Computers and information technology have now become a fundamental need for addressing social transformation requirements and household well-being. Manipur has missed the bus of development in many rounds. But now it becomes salient that she is going to miss it again in an unbridgeable way. There are two significant digital divides that would make it amply impossible to realise development and restore social peace in Manipur. First, the inter-household divide in the valley on this is real. Second, the valley-mountain digital divide is really acute. While the more or less purely business oriented cellular phone network requirements can be easily met and have been met to a large extent, the developmentally more significant knowledge and technology oriented digital networks are yet to have a foundation.
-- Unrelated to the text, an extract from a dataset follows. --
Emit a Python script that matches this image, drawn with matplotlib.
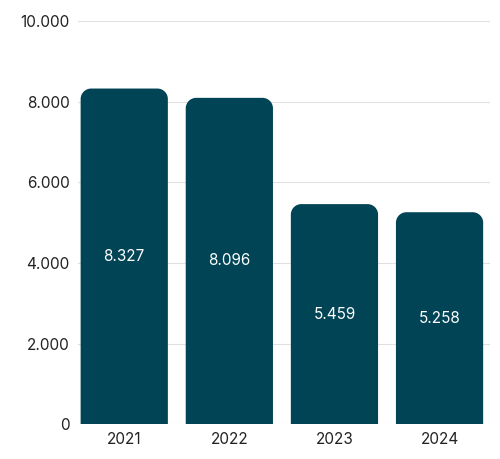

The impacts and implications of these are really dangerous. This absence of participation in the emerging global network of knowledge and technology have really weakened the social capability of Manipur in relative terms and more hazardously in absolute terms. Despite the presence of Manipuri youths around the globe, the absolute and relative capability of the youths remaining within the soils of Manipur have been precariously weakening at very fast rates within the last two decades or so. In other works, the total social capability of Manipur is moving downhill. In this, while the valley might possess some resilient capacity, the mountains do not have. This is not a collectively sustainable social scenario for Manipur.